● Work instructions:
Repeat all of the material below exactly as written, images excluded.

● Material provided:

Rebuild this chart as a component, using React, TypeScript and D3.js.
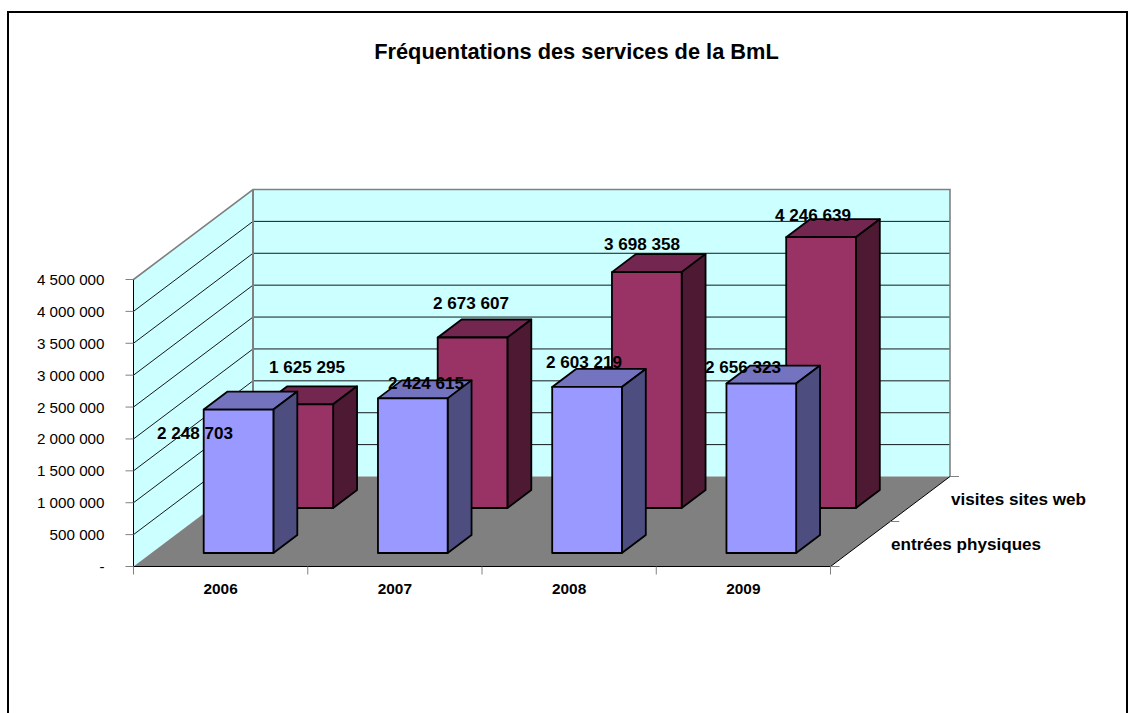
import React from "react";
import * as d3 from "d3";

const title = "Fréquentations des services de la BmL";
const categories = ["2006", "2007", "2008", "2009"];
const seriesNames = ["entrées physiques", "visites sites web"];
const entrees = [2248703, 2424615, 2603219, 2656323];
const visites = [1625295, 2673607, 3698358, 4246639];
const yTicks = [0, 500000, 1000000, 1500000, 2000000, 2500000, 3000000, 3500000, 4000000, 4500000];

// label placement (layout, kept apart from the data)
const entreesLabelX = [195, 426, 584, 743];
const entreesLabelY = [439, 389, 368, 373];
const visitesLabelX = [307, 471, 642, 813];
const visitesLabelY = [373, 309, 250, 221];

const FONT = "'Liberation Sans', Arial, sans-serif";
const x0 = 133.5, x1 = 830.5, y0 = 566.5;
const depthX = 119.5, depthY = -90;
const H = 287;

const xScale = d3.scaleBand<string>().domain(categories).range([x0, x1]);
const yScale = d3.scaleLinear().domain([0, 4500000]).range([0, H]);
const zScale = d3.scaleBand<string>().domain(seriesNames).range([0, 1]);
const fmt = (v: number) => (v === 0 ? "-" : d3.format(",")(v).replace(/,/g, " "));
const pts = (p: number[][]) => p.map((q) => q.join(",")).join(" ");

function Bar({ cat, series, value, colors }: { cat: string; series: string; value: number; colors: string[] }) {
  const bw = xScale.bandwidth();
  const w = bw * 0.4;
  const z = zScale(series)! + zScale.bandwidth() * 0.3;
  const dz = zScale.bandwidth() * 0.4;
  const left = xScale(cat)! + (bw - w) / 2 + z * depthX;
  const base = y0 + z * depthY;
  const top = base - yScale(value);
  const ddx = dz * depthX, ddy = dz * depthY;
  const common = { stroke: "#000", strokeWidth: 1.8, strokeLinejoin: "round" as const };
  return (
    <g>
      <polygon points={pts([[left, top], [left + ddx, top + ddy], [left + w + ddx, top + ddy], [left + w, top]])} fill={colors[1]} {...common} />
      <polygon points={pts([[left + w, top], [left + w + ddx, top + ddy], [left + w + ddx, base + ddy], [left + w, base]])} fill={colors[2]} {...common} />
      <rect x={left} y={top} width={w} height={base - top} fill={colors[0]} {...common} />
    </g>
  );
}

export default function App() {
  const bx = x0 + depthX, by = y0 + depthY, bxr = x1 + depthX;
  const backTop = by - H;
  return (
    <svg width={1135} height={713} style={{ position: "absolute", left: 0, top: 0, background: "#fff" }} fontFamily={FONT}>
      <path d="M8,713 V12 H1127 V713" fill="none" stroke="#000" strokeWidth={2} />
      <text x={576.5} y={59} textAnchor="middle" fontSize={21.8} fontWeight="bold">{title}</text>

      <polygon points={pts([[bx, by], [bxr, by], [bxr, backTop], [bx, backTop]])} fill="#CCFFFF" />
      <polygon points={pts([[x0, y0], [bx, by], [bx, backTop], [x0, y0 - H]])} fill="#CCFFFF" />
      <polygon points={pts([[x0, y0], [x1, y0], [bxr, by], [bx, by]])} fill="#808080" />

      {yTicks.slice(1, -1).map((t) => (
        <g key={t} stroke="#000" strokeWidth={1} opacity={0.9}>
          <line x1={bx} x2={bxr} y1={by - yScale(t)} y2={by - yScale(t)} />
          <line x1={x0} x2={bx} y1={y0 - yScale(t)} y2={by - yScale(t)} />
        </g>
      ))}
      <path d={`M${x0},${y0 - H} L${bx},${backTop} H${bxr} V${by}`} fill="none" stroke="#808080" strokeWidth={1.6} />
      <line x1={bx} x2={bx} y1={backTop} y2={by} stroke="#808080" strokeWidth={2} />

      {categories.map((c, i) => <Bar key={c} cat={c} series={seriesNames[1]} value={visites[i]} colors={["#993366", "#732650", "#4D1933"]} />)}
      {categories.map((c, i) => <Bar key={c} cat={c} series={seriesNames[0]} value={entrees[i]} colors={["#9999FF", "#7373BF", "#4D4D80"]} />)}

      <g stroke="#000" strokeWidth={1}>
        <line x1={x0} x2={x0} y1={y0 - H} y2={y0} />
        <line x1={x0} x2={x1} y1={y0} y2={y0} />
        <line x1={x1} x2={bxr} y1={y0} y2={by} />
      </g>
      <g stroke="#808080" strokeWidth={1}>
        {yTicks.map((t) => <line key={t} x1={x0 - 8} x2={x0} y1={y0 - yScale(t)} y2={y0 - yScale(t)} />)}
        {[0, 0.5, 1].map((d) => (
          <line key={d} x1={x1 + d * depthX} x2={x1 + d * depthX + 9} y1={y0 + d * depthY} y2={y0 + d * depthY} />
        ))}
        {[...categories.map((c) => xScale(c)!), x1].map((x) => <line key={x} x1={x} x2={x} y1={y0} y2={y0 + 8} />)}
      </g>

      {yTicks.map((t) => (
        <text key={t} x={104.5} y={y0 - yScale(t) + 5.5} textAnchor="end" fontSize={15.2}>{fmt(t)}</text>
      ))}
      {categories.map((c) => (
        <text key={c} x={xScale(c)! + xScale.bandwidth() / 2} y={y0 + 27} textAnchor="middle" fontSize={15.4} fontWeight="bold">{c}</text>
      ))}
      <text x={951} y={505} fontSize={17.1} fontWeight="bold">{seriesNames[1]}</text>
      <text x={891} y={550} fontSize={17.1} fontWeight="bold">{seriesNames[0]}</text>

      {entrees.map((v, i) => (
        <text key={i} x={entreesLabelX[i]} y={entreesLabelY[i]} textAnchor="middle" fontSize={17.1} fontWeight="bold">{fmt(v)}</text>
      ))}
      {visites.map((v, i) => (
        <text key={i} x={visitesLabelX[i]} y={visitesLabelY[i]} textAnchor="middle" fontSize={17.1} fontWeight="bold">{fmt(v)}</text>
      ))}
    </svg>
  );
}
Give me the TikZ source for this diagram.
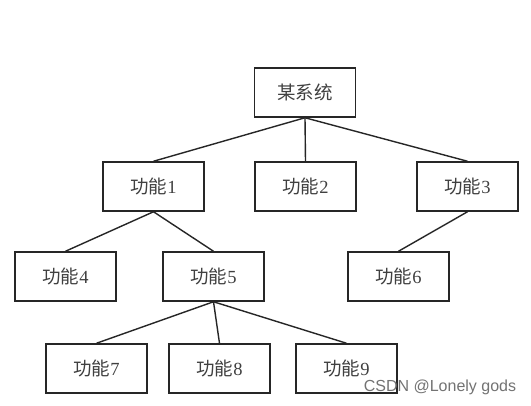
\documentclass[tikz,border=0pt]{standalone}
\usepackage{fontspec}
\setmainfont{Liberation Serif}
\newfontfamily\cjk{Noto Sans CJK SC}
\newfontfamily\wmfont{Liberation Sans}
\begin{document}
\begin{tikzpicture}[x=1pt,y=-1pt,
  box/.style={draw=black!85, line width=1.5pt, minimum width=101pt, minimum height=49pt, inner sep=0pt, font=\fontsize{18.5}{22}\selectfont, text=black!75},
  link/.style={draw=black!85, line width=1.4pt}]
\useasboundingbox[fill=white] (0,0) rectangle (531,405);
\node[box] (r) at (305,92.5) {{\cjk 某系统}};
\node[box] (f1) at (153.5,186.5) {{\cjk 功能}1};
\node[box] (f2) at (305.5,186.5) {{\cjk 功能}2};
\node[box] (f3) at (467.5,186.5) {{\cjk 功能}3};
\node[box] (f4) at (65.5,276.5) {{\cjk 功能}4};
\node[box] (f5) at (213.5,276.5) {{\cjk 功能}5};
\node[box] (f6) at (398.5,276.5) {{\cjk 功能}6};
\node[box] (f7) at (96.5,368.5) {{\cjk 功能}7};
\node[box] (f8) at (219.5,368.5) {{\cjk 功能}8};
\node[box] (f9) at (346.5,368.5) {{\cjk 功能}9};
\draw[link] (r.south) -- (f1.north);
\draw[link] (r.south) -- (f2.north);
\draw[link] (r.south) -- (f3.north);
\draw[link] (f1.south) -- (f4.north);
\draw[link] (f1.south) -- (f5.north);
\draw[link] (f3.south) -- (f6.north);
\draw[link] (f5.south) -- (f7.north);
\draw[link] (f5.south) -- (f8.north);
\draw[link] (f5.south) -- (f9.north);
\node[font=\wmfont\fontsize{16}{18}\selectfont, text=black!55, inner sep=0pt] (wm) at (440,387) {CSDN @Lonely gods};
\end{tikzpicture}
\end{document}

● Output of the exercise:
Rebuild this chart as a component, using React, TypeScript and D3.js.
import React from "react";
import * as d3 from "d3";

const title = "Fréquentations des services de la BmL";
const categories = ["2006", "2007", "2008", "2009"];
const seriesNames = ["entrées physiques", "visites sites web"];
const entrees = [2248703, 2424615, 2603219, 2656323];
const visites = [1625295, 2673607, 3698358, 4246639];
const yTicks = [0, 500000, 1000000, 1500000, 2000000, 2500000, 3000000, 3500000, 4000000, 4500000];

// label placement (layout, kept apart from the data)
const entreesLabelX = [195, 426, 584, 743];
const entreesLabelY = [439, 389, 368, 373];
const visitesLabelX = [307, 471, 642, 813];
const visitesLabelY = [373, 309, 250, 221];

const FONT = "'Liberation Sans', Arial, sans-serif";
const x0 = 133.5, x1 = 830.5, y0 = 566.5;
const depthX = 119.5, depthY = -90;
const H = 287;

const xScale = d3.scaleBand<string>().domain(categories).range([x0, x1]);
const yScale = d3.scaleLinear().domain([0, 4500000]).range([0, H]);
const zScale = d3.scaleBand<string>().domain(seriesNames).range([0, 1]);
const fmt = (v: number) => (v === 0 ? "-" : d3.format(",")(v).replace(/,/g, " "));
const pts = (p: number[][]) => p.map((q) => q.join(",")).join(" ");

function Bar({ cat, series, value, colors }: { cat: string; series: string; value: number; colors: string[] }) {
  const bw = xScale.bandwidth();
  const w = bw * 0.4;
  const z = zScale(series)! + zScale.bandwidth() * 0.3;
  const dz = zScale.bandwidth() * 0.4;
  const left = xScale(cat)! + (bw - w) / 2 + z * depthX;
  const base = y0 + z * depthY;
  const top = base - yScale(value);
  const ddx = dz * depthX, ddy = dz * depthY;
  const common = { stroke: "#000", strokeWidth: 1.8, strokeLinejoin: "round" as const };
  return (
    <g>
      <polygon points={pts([[left, top], [left + ddx, top + ddy], [left + w + ddx, top + ddy], [left + w, top]])} fill={colors[1]} {...common} />
      <polygon points={pts([[left + w, top], [left + w + ddx, top + ddy], [left + w + ddx, base + ddy], [left + w, base]])} fill={colors[2]} {...common} />
      <rect x={left} y={top} width={w} height={base - top} fill={colors[0]} {...common} />
    </g>
  );
}

export default function App() {
  const bx = x0 + depthX, by = y0 + depthY, bxr = x1 + depthX;
  const backTop = by - H;
  return (
    <svg width={1135} height={713} style={{ position: "absolute", left: 0, top: 0, background: "#fff" }} fontFamily={FONT}>
      <path d="M8,713 V12 H1127 V713" fill="none" stroke="#000" strokeWidth={2} />
      <text x={576.5} y={59} textAnchor="middle" fontSize={21.8} fontWeight="bold">{title}</text>

      <polygon points={pts([[bx, by], [bxr, by], [bxr, backTop], [bx, backTop]])} fill="#CCFFFF" />
      <polygon points={pts([[x0, y0], [bx, by], [bx, backTop], [x0, y0 - H]])} fill="#CCFFFF" />
      <polygon points={pts([[x0, y0], [x1, y0], [bxr, by], [bx, by]])} fill="#808080" />

      {yTicks.slice(1, -1).map((t) => (
        <g key={t} stroke="#000" strokeWidth={1} opacity={0.9}>
          <line x1={bx} x2={bxr} y1={by - yScale(t)} y2={by - yScale(t)} />
          <line x1={x0} x2={bx} y1={y0 - yScale(t)} y2={by - yScale(t)} />
        </g>
      ))}
      <path d={`M${x0},${y0 - H} L${bx},${backTop} H${bxr} V${by}`} fill="none" stroke="#808080" strokeWidth={1.6} />
      <line x1={bx} x2={bx} y1={backTop} y2={by} stroke="#808080" strokeWidth={2} />

      {categories.map((c, i) => <Bar key={c} cat={c} series={seriesNames[1]} value={visites[i]} colors={["#993366", "#732650", "#4D1933"]} />)}
      {categories.map((c, i) => <Bar key={c} cat={c} series={seriesNames[0]} value={entrees[i]} colors={["#9999FF", "#7373BF", "#4D4D80"]} />)}

      <g stroke="#000" strokeWidth={1}>
        <line x1={x0} x2={x0} y1={y0 - H} y2={y0} />
        <line x1={x0} x2={x1} y1={y0} y2={y0} />
        <line x1={x1} x2={bxr} y1={y0} y2={by} />
      </g>
      <g stroke="#808080" strokeWidth={1}>
        {yTicks.map((t) => <line key={t} x1={x0 - 8} x2={x0} y1={y0 - yScale(t)} y2={y0 - yScale(t)} />)}
        {[0, 0.5, 1].map((d) => (
          <line key={d} x1={x1 + d * depthX} x2={x1 + d * depthX + 9} y1={y0 + d * depthY} y2={y0 + d * depthY} />
        ))}
        {[...categories.map((c) => xScale(c)!), x1].map((x) => <line key={x} x1={x} x2={x} y1={y0} y2={y0 + 8} />)}
      </g>

      {yTicks.map((t) => (
        <text key={t} x={104.5} y={y0 - yScale(t) + 5.5} textAnchor="end" fontSize={15.2}>{fmt(t)}</text>
      ))}
      {categories.map((c) => (
        <text key={c} x={xScale(c)! + xScale.bandwidth() / 2} y={y0 + 27} textAnchor="middle" fontSize={15.4} fontWeight="bold">{c}</text>
      ))}
      <text x={951} y={505} fontSize={17.1} fontWeight="bold">{seriesNames[1]}</text>
      <text x={891} y={550} fontSize={17.1} fontWeight="bold">{seriesNames[0]}</text>

      {entrees.map((v, i) => (
        <text key={i} x={entreesLabelX[i]} y={entreesLabelY[i]} textAnchor="middle" fontSize={17.1} fontWeight="bold">{fmt(v)}</text>
      ))}
      {visites.map((v, i) => (
        <text key={i} x={visitesLabelX[i]} y={visitesLabelY[i]} textAnchor="middle" fontSize={17.1} fontWeight="bold">{fmt(v)}</text>
      ))}
    </svg>
  );
}
Give me the TikZ source for this diagram.
\documentclass[tikz,border=0pt]{standalone}
\usepackage{fontspec}
\setmainfont{Liberation Serif}
\newfontfamily\cjk{Noto Sans CJK SC}
\newfontfamily\wmfont{Liberation Sans}
\begin{document}
\begin{tikzpicture}[x=1pt,y=-1pt,
  box/.style={draw=black!85, line width=1.5pt, minimum width=101pt, minimum height=49pt, inner sep=0pt, font=\fontsize{18.5}{22}\selectfont, text=black!75},
  link/.style={draw=black!85, line width=1.4pt}]
\useasboundingbox[fill=white] (0,0) rectangle (531,405);
\node[box] (r) at (305,92.5) {{\cjk 某系统}};
\node[box] (f1) at (153.5,186.5) {{\cjk 功能}1};
\node[box] (f2) at (305.5,186.5) {{\cjk 功能}2};
\node[box] (f3) at (467.5,186.5) {{\cjk 功能}3};
\node[box] (f4) at (65.5,276.5) {{\cjk 功能}4};
\node[box] (f5) at (213.5,276.5) {{\cjk 功能}5};
\node[box] (f6) at (398.5,276.5) {{\cjk 功能}6};
\node[box] (f7) at (96.5,368.5) {{\cjk 功能}7};
\node[box] (f8) at (219.5,368.5) {{\cjk 功能}8};
\node[box] (f9) at (346.5,368.5) {{\cjk 功能}9};
\draw[link] (r.south) -- (f1.north);
\draw[link] (r.south) -- (f2.north);
\draw[link] (r.south) -- (f3.north);
\draw[link] (f1.south) -- (f4.north);
\draw[link] (f1.south) -- (f5.north);
\draw[link] (f3.south) -- (f6.north);
\draw[link] (f5.south) -- (f7.north);
\draw[link] (f5.south) -- (f8.north);
\draw[link] (f5.south) -- (f9.north);
\node[font=\wmfont\fontsize{16}{18}\selectfont, text=black!55, inner sep=0pt] (wm) at (440,387) {CSDN @Lonely gods};
\end{tikzpicture}
\end{document}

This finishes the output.